The transcripts reported in the New York Sun suggest that the contact with Hammoudeh and his colleagues made Shikaki uncomfortable. Hammoudeh asks Shikaki on Jan. 15, 1995, “If you please, do us a favor. There is an amount of money for orphans in Nablus.”

Shikaki replies: “Um Eah. (pause, sighs.) Okay, when do you want to give it to them.”

Shikaki cut off Hammoudeh a few weeks later, five days after President Clinton signed an order in late January 1995 designating Islamic Jihad as a terrorist group.

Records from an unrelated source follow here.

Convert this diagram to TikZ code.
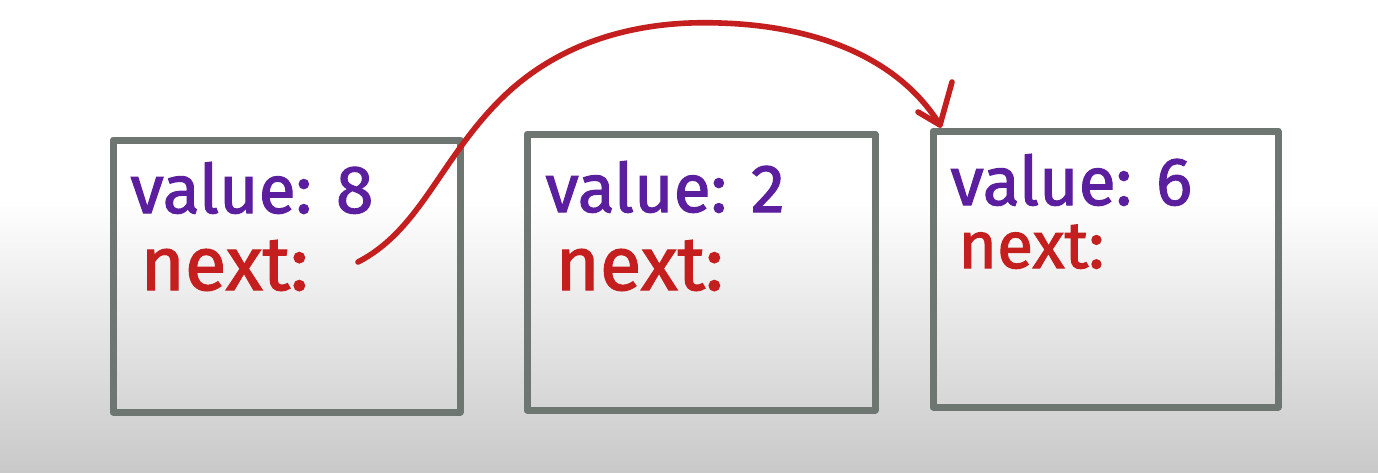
\documentclass[tikz,border=0pt]{standalone}
\usepackage{fontspec}
\setmainfont{Fira Sans}
\newfontfamily\handfont{Fira Sans}[FakeBold=1.6]
\usetikzlibrary{arrows.meta}
\definecolor{boxgray}{HTML}{6E7672}
\definecolor{valpurple}{HTML}{5A1E9E}
\definecolor{nextred}{HTML}{C41E1E}
\definecolor{bgbottom}{HTML}{C9C9C9}
\tikzset{
  listbox/.style={draw=boxgray, line width=3.5pt, line join=round, fill=none},
  valtext/.style={text=valpurple, font=\handfont\fontsize{34}{37}\selectfont, anchor=base west, inner sep=0pt},
  nexttext/.style={text=nextred, font=\handfont\fontsize{38}{41}\selectfont, anchor=base west, inner sep=0pt},
  ptr/.style={draw=nextred, line width=2.8pt, line cap=round, line join=round}
}
\begin{document}
\begin{tikzpicture}[x=0.5pt, y=-0.5pt]
  \useasboundingbox (0,0) rectangle (1378,472);
  \fill[white] (0,0) rectangle (1378,200);
  \shade[top color=white, bottom color=bgbottom] (0,199) rectangle (1378,472);

  % boxes
  \draw[listbox] (113,140) rectangle (460,412);
  \draw[listbox] (527,134) rectangle (875,410);
  \draw[listbox] (933,131) rectangle (1278,407);

  % texts
  \node[valtext] (v1) at (130,213) {value: 8};
  \node[nexttext] (n1) at (140,290) {next:};
  \node[valtext] (v2) at (545,212) {value: 2};
  \node[nexttext] (n2) at (555,290) {next:};
  \node[valtext] (v3) at (950,205) {value: 6};
  \node[nexttext, font=\handfont\fontsize{33}{36}\selectfont] (n3) at (958,268) {next:};

  % pointer arrow
  \coordinate (s) at (358,262);
  \coordinate (tip) at (940,125);
  \coordinate (b1) at (918,112);
  \coordinate (b2) at (952,82);
  \draw[ptr] (s) .. controls (420,230) and (440,160) .. (500,100)
             .. controls (560,40) and (640,20) .. (720,23)
             .. controls (820,26) and (900,60) .. (tip);
  \draw[ptr] (b1) -- (tip) -- (b2);
\end{tikzpicture}
\end{document}
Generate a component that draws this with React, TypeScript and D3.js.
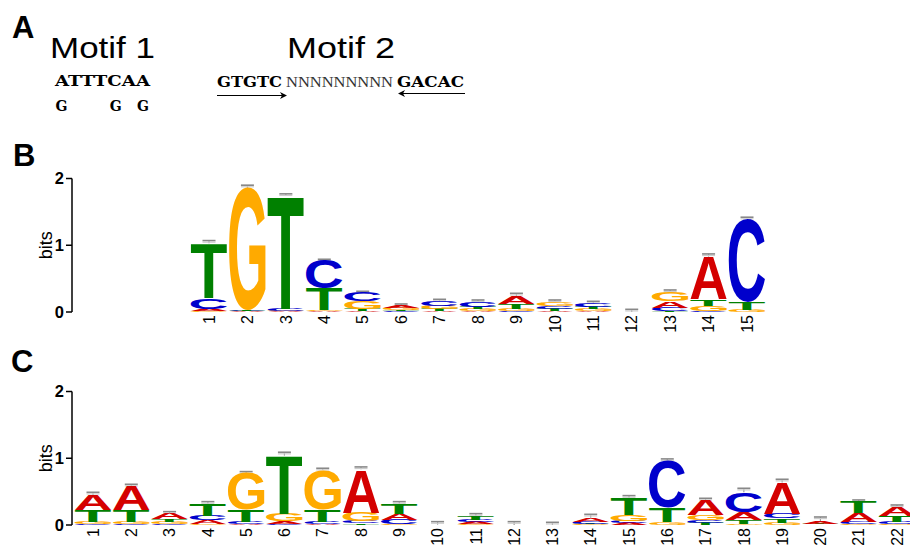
import React, { useMemo } from "react";
import * as d3 from "d3";

const W = 910;
const H = 548;

// Panel A text
const motif1Top = "ATTTCAA";
const motif1Alt = ["G", "", "", "", "G", "", "G"];
const motif2Left = "GTGTC";
const motif2Mid = "NNNNNNNNN";
const motif2Right = "GACAC";

// Panel B: information content (bits) per base, positions 1..15
const bPositions = d3.range(1, 16);
const bA = [0.04, 0.01, 0.01, 0.01, 0.02, 0.04, 0.01, 0.01, 0.12, 0.02, 0.01, 0, 0.1, 0.64, 0];
const bC = [0.16, 0.01, 0.03, 0.43, 0.13, 0.01, 0.08, 0.07, 0.01, 0.045, 0.06, 0, 0.05, 0.02, 1.25];
const bG = [0.01, 1.83, 0.01, 0.02, 0.11, 0.03, 0.05, 0.03, 0.04, 0.055, 0.03, 0, 0.13, 0.07, 0.03];
const bT = [0.82, 0.01, 1.7, 0.32, 0.03, 0.02, 0.03, 0.04, 0.07, 0.03, 0.03, 0, 0.01, 0.1, 0.12];
const bErr = [1.07, 1.9, 1.77, 0.79, 0.31, 0.12, 0.19, 0.18, 0.28, 0.18, 0.16, 0.04, 0.33, 0.87, 1.42];

// Panel C: positions 1..22
const cPositions = d3.range(1, 23);
const cA = [0.23, 0.36, 0.095, 0.05, 0.02, 0.04, 0.015, 0.65, 0.09, 0, 0.03, 0, 0, 0.06, 0.03, 0.005, 0.225, 0.11, 0.465, 0.03, 0.135, 0.125];
const cC = [0.02, 0.02, 0.01, 0.07, 0.03, 0.02, 0.035, 0.03, 0.07, 0, 0.03, 0, 0, 0.03, 0.035, 0.7, 0.04, 0.3, 0.07, 0.005, 0.03, 0.04];
const cG = [0.03, 0.03, 0.03, 0.02, 0.55, 0.11, 0.6, 0.13, 0.01, 0, 0.01, 0, 0, 0.01, 0.09, 0.035, 0.075, 0.02, 0.035, 0.005, 0.01, 0.01];
const cT = [0.17, 0.17, 0.045, 0.175, 0.175, 0.87, 0.175, 0.025, 0.15, 0.005, 0.06, 0, 0, 0.01, 0.25, 0.215, 0.03, 0.06, 0.065, 0.01, 0.17, 0.09];
const cErr = [0.49, 0.61, 0.2, 0.35, 0.8, 1.09, 0.85, 0.87, 0.35, 0.05, 0.17, 0.05, 0.04, 0.16, 0.44, 0.99, 0.4, 0.55, 0.685, 0.12, 0.375, 0.3];

const yTicks = [0, 1, 2];
const bases = ["A", "C", "G", "T"];
const baseColor: Record<string, string> = {
  A: "#d40000",
  C: "#0000cc",
  G: "#ffaa00",
  T: "#008000",
};

const LOGO_FONT = "Liberation Sans";
const FS = 100;

function useGlyphMetrics() {
  return useMemo(() => {
    const canvas = document.createElement("canvas");
    const ctx = canvas.getContext("2d")!;
    ctx.font = `bold ${FS}px "${LOGO_FONT}"`;
    const m: Record<string, { L: number; R: number; A: number; D: number }> = {};
    for (const b of bases) {
      const t = ctx.measureText(b);
      m[b] = {
        L: t.actualBoundingBoxLeft,
        R: t.actualBoundingBoxRight,
        A: t.actualBoundingBoxAscent,
        D: t.actualBoundingBoxDescent,
      };
    }
    return m;
  }, []);
}

type PanelProps = {
  positions: number[];
  A: number[];
  C: number[];
  G: number[];
  T: number[];
  err: number[];
  xRange: [number, number];
  yRange: [number, number];
  axisX: number;
  metrics: Record<string, { L: number; R: number; A: number; D: number }>;
};

function LogoPanel({ positions, A, C, G, T, err, xRange, yRange, axisX, metrics }: PanelProps) {
  const x = d3.scaleLinear().domain([positions[0], positions[positions.length - 1]]).range(xRange);
  const y = d3.scaleLinear().domain([0, 2]).range(yRange);
  const colW = 36.5;
  const series: Record<string, number[]> = { A, C, G, T };

  const cols = positions.map((p, i) => {
    const stack = bases
      .map((b) => ({ b, v: series[b][i] }))
      .filter((d) => d.v > 0)
      .sort((a, b2) => a.v - b2.v);
    let acc = 0;
    const letters = stack.map((d) => {
      const y0 = acc;
      acc += d.v;
      return { b: d.b, y0, y1: acc };
    });
    return { p, letters, total: acc, err: err[i] };
  });

  return (
    <g>
      {/* y axis */}
      <line x1={axisX} x2={axisX} y1={y(2)} y2={y(0)} stroke="#000" strokeWidth={1.5} />
      {yTicks.map((t) => (
        <g key={t}>
          <line x1={axisX - 6} x2={axisX} y1={y(t)} y2={y(t)} stroke="#000" strokeWidth={1.5} />
          <text
            x={axisX - 8}
            y={y(t)}
            dy="0.36em"
            textAnchor="end"
            fontFamily="Liberation Sans"
            fontWeight="bold"
            fontSize={16.5}
          >
            {t}
          </text>
        </g>
      ))}
      <text
        transform={`translate(${axisX - 20},${(y(0) + y(2)) / 2}) rotate(-90)`}
        textAnchor="middle"
        fontFamily="Liberation Sans"
        fontSize={18}
      >
        bits
      </text>
      {cols.map((c) => {
        const cx = x(c.p);
        const left = cx - colW / 2;
        return (
          <g key={c.p}>
            {/* error bar */}
            <line x1={cx} x2={cx} y1={y(c.total)} y2={y(c.err)} stroke="#999" strokeWidth={1.2} />
            <line x1={cx - 6.5} x2={cx + 6.5} y1={y(c.err)} y2={y(c.err)} stroke="#888" strokeWidth={1.6} />
            <line x1={cx - 6.5} x2={cx + 6.5} y1={y(c.err) + 1.6} y2={y(c.err) + 1.6} stroke="#ccc" strokeWidth={1.2} />
            {c.letters.map((l) => {
              const m = metrics[l.b];
              const top = y(l.y1);
              const h = y(l.y0) - y(l.y1);
              const sx = colW / (m.L + m.R);
              const sy = h / (m.A + m.D);
              return (
                <text
                  key={l.b}
                  transform={`translate(${left},${top}) scale(${sx},${sy}) translate(${m.L},${m.A})`}
                  fontFamily={LOGO_FONT}
                  fontWeight="bold"
                  fontSize={FS}
                  fill={baseColor[l.b]}
                >
                  {l.b}
                </text>
              );
            })}
            {/* position label */}
            <text
              transform={`translate(${cx},${y(0) + 3}) rotate(-90)`}
              textAnchor="end"
              dy="0.36em"
              fontFamily="Liberation Sans"
              fontSize={16}
            >
              {c.p}
            </text>
          </g>
        );
      })}
    </g>
  );
}

export default function App() {
  const metrics = useGlyphMetrics();
  const seqFont = "DejaVu Serif";
  const m1x = d3.scaleLinear().domain([0, motif1Top.length]).range([55, 150]);

  return (
    <svg
      width={W}
      height={H}
      viewBox={`0 0 ${W} ${H}`}
      style={{ position: "absolute", left: 0, top: 0, background: "#fff" }}
    >
      <rect width={W} height={H} fill="#fff" />
      {/* Panel labels */}
      <text x={12} y={38} fontFamily="Liberation Sans" fontWeight="bold" fontSize={31}>A</text>
      <text x={13} y={166} fontFamily="Liberation Sans" fontWeight="bold" fontSize={31}>B</text>
      <text x={11} y={372} fontFamily="Liberation Sans" fontWeight="bold" fontSize={31}>C</text>

      {/* Panel A */}
      <text x={50} y={58} fontFamily="Liberation Sans" fontSize={29} textLength={105} lengthAdjust="spacingAndGlyphs">
        Motif 1
      </text>
      <text x={287} y={58} fontFamily="Liberation Sans" fontSize={29} textLength={108} lengthAdjust="spacingAndGlyphs">
        Motif 2
      </text>
      <text x={55} y={86} fontFamily={seqFont} fontWeight="bold" fontSize={14} textLength={95} lengthAdjust="spacingAndGlyphs">
        {motif1Top}
      </text>
      {motif1Alt.map((g, i) =>
        g ? (
          <text key={i} x={m1x(i) + 0.5} y={111} fontFamily={seqFont} fontWeight="bold" fontSize={14}>
            {g}
          </text>
        ) : null
      )}
      <text x={217} y={87} fontFamily={seqFont} fontWeight="bold" fontSize={14} textLength={65} lengthAdjust="spacingAndGlyphs">
        {motif2Left}
      </text>
      <text x={286} y={87} fontFamily="Liberation Serif" fontSize={15} fill="#333" textLength={107} lengthAdjust="spacingAndGlyphs">
        {motif2Mid}
      </text>
      <text x={397} y={87} fontFamily={seqFont} fontWeight="bold" fontSize={14} textLength={67} lengthAdjust="spacingAndGlyphs">
        {motif2Right}
      </text>
      {/* arrows */}
      <line x1={217} x2={284} y1={95.5} y2={95.5} stroke="#000" strokeWidth={1.2} />
      <path d="M 280 92 L 287 95.5 L 280 99 L 282 95.5 Z" fill="#000" />
      <line x1={401} x2={465} y1={93.5} y2={93.5} stroke="#000" strokeWidth={1.2} />
      <path d="M 405 90 L 398 93.5 L 405 97 L 403 93.5 Z" fill="#000" />

      {/* Panel B */}
      <LogoPanel
        positions={bPositions}
        A={bA}
        C={bC}
        G={bG}
        T={bT}
        err={bErr}
        xRange={[209, 747]}
        yRange={[312, 178.5]}
        axisX={72}
        metrics={metrics}
      />
      {/* Panel C */}
      <LogoPanel
        positions={cPositions}
        A={cA}
        C={cC}
        G={cG}
        T={cT}
        err={cErr}
        xRange={[93, 897]}
        yRange={[525, 391.5]}
        axisX={72}
        metrics={metrics}
      />
    </svg>
  );
}
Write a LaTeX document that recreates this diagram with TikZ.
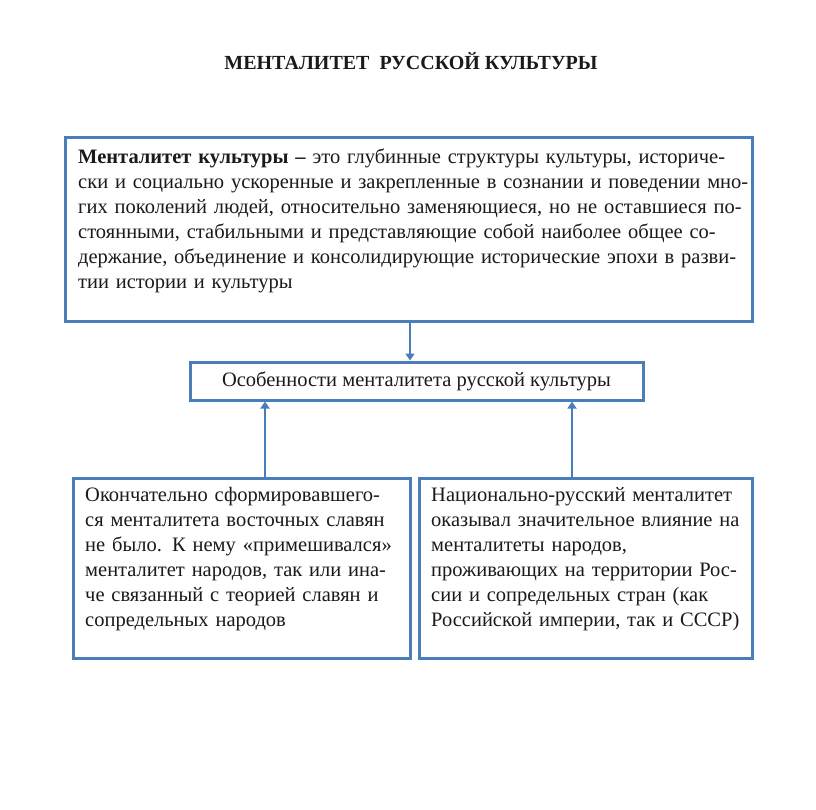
\documentclass[tikz,border=0pt]{standalone}
\usepackage{fontspec}
\setmainfont{Liberation Serif}
\usetikzlibrary{arrows.meta}
\definecolor{boxblue}{HTML}{4A7EBB}
\definecolor{txt}{HTML}{1A1A1A}
\newcommand\jline[2]{\makebox[#1][s]{#2}}
\begin{document}
\begin{tikzpicture}[x=1pt,y=-1pt,
  box/.style={draw=boxblue,line width=3pt,inner sep=0pt,minimum width=#1},
  body/.style={font=\fontsize{20.5}{25}\selectfont,text=txt,inner sep=0pt,anchor=north west,align=left},
  arr/.style={draw=boxblue,line width=2.5pt,-{Triangle[width=9pt,length=7pt]}}]
\useasboundingbox (0,0) rectangle (816,809);
\fill[white] (0,0) rectangle (816,809);
% title
\node[font=\fontsize{20}{24}\selectfont\bfseries,text=txt] (title) at (411,61) {МЕНТАЛИТЕТ\ \ РУССКОЙ КУЛЬТУРЫ};
% boxes
\node[box=687pt,minimum height=184pt] (top) at (408.5,229) {};
\node[box=453pt,minimum height=38pt,font=\fontsize{20.5}{25}\selectfont,text=txt] (mid) at (416.5,381) {Особенности менталитета русской культуры};
\node[box=337pt,minimum height=180pt] (left) at (241.5,568) {};
\node[box=333pt,minimum height=180pt] (right) at (585.5,568) {};
% texts
\node[body,text width=660pt] (toptext) at (78,149) {%
\jline{660pt}{\textbf{Менталитет культуры –} это глубинные структуры культуры, историче-}\\
\jline{660pt}{ски и социально ускоренные и закрепленные в сознании и поведении мно-}\\
\jline{660pt}{гих поколений людей, относительно заменяющиеся, но не оставшиеся по-}\\
\jline{660pt}{стоянными, стабильными и представляющие собой наиболее общее со-}\\
\jline{660pt}{держание, объединение и консолидирующие исторические эпохи в разви-}\\
тии истории и культуры};
\node[body,text width=316pt] (lefttext) at (85,487) {%
\jline{316pt}{Окончательно сформировавшего-}\\
\jline{316pt}{ся менталитета восточных славян}\\
\jline{316pt}{не было. К нему «примешивался»}\\
\jline{316pt}{менталитет народов, так или ина-}\\
\jline{316pt}{че связанный с теорией славян и}\\
сопредельных народов};
\node[body,text width=315pt] (righttext) at (431,487) {%
Национально-русский менталитет\\
оказывал значительное влияние на\\
менталитеты народов,\\
проживающих на территории Рос-\\
сии и сопредельных стран (как\\
Российской империи, так и СССР)};
% connectors
\draw[arr] ([xshift=1.5pt]top.south) -- ([xshift=1.5pt]top.south |- mid.north);
\draw[arr] ([xshift=23.5pt]left.north) -- ([xshift=23.5pt]left.north |- mid.south);
\draw[arr] ([xshift=-13.5pt]right.north) -- ([xshift=-13.5pt]right.north |- mid.south);
\end{tikzpicture}
\end{document}
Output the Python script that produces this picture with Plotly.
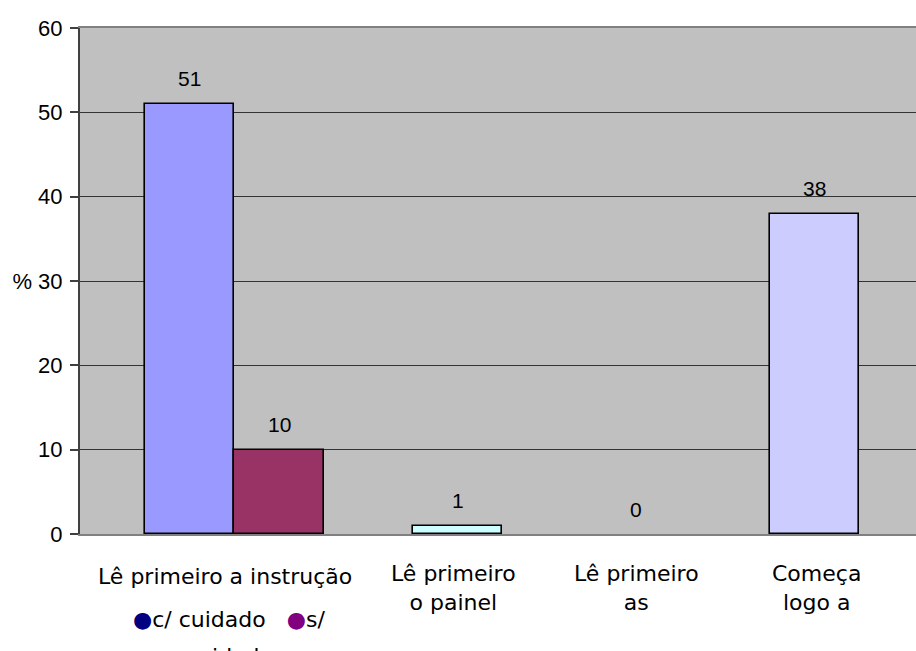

“If you have another way to give them money, any way but my way,” the transcript records Shikaki as telling Hammoudeh on Jan. 28, 1995.

A February 1995 wiretap records Mazen al-Najjar, who was deported in 2001 because of his alleged Islamic Jihad ties, complaining to a colleague that “Khalil refused to receive” funds for orphans. Al-Najjar also suggests that the “Orphan Sponsorship Project” had used a Florida bank account in Shikaki’s name.

Al-Najjar is a brother-in-law of Sami al-Arian, a professor who was the principal defendant in the Florida case. The jury acquitted al-Arian on some charges and deadlocked on others.

Shikaki said his decision not to work with Hammoudeh had nothing to do with Clinton’s order.

“At the time, I wasn’t aware of Clinton’s decree,” he said.

Shikaki often works with Jewish groups. He has been a frequent guest of the Washington Institute for Near East Policy, a think tank with a pro-Israel emphasis.

In 2003, a mob ransacked Shikaki’s Ramallah offices and injured him after he published a poll showing that very few Palestinian refugees would actualize a “right of return” to Israel even if it were granted. Palestinian leaders have portrayed such a right as sacrosanct.

Shikaki also has a relationship with USIP, where he spoke Thursday about the seeming contrast between moderation among mainstream Palestinians, which he said was increasing, and growing support for Hamas, a rejectionist terrorist group.

Shikaki predicted that Hamas would not win outright in the Palestinian elections, but would make a strong enough showing to join a coalition government.

Palestinian voters “turned to Hamas because they were angry, they turned to Hamas because they wanted clean government,” he said.

He also projected that Abbas, a relative moderate, would use a Hamas alliance to crush Islamic Jihad after the elections. He said Islamic Jihad has little support among Palestinians, and mostly follows Iran’s agenda.